[Entries with chart source code]
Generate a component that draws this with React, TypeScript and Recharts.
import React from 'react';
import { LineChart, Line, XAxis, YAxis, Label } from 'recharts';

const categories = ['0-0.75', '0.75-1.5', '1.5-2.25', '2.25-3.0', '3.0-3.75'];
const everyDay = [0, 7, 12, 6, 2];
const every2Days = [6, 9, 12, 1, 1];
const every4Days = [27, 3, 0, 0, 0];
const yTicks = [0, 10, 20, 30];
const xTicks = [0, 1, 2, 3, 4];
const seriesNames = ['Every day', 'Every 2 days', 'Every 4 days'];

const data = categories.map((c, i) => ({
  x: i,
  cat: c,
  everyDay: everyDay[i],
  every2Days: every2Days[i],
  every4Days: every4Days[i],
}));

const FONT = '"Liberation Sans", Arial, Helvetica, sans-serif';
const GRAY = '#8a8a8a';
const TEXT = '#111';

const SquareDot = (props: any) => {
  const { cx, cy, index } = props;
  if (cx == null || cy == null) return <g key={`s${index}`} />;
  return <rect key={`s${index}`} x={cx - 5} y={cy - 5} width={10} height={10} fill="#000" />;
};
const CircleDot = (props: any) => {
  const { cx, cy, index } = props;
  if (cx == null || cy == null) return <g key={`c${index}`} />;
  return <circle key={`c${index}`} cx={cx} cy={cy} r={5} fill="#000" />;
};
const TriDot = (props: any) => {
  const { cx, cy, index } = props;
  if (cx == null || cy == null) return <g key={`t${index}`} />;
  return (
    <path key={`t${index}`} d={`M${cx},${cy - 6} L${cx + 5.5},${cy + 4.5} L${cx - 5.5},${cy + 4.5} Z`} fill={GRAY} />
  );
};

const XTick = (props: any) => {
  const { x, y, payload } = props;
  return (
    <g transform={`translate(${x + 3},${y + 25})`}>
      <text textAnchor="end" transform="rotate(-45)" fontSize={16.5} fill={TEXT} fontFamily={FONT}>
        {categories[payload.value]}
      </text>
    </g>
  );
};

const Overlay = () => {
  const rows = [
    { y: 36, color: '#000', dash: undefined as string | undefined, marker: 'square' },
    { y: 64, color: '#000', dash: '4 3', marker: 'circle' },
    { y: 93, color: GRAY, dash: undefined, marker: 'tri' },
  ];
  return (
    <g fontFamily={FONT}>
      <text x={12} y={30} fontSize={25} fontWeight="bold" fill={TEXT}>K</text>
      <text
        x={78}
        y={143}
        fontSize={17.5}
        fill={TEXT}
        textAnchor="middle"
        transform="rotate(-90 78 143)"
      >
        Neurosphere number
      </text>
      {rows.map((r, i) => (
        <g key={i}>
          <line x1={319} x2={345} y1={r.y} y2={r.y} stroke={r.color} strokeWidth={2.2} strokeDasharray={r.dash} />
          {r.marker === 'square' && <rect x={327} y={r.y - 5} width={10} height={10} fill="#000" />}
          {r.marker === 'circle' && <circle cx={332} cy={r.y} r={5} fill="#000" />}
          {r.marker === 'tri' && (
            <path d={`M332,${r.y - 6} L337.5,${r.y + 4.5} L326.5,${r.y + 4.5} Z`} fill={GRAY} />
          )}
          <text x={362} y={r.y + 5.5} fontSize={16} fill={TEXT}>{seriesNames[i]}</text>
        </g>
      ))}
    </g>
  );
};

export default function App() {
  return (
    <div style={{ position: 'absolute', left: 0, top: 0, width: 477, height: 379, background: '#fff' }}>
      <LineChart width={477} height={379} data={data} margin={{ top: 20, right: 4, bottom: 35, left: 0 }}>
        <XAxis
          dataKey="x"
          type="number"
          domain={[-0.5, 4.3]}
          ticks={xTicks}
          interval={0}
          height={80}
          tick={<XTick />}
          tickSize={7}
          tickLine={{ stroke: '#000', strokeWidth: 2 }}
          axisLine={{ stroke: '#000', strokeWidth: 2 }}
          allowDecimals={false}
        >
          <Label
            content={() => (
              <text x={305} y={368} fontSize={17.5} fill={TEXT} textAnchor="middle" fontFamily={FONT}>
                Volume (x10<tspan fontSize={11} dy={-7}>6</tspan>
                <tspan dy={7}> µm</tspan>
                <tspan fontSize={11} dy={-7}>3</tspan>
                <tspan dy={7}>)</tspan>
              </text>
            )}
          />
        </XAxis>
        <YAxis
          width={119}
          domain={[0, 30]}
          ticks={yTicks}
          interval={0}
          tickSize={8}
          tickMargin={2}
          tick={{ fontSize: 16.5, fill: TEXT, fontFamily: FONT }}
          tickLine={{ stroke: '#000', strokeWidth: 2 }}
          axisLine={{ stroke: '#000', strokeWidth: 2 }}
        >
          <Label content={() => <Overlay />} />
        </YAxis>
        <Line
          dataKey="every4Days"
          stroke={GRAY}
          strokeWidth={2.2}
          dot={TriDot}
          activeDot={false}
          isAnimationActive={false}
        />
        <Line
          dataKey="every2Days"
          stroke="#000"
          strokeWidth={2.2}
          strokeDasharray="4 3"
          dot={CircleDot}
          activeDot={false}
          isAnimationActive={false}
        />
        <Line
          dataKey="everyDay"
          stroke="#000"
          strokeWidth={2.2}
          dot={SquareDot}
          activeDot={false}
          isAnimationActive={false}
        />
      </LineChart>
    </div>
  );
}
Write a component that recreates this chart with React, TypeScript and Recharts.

Aim:
Copy out the lines in which the string "that" appears.

Solution to this task:
Generate a component that draws this with React, TypeScript and Recharts.
Write a component that recreates this chart with React, TypeScript and Recharts.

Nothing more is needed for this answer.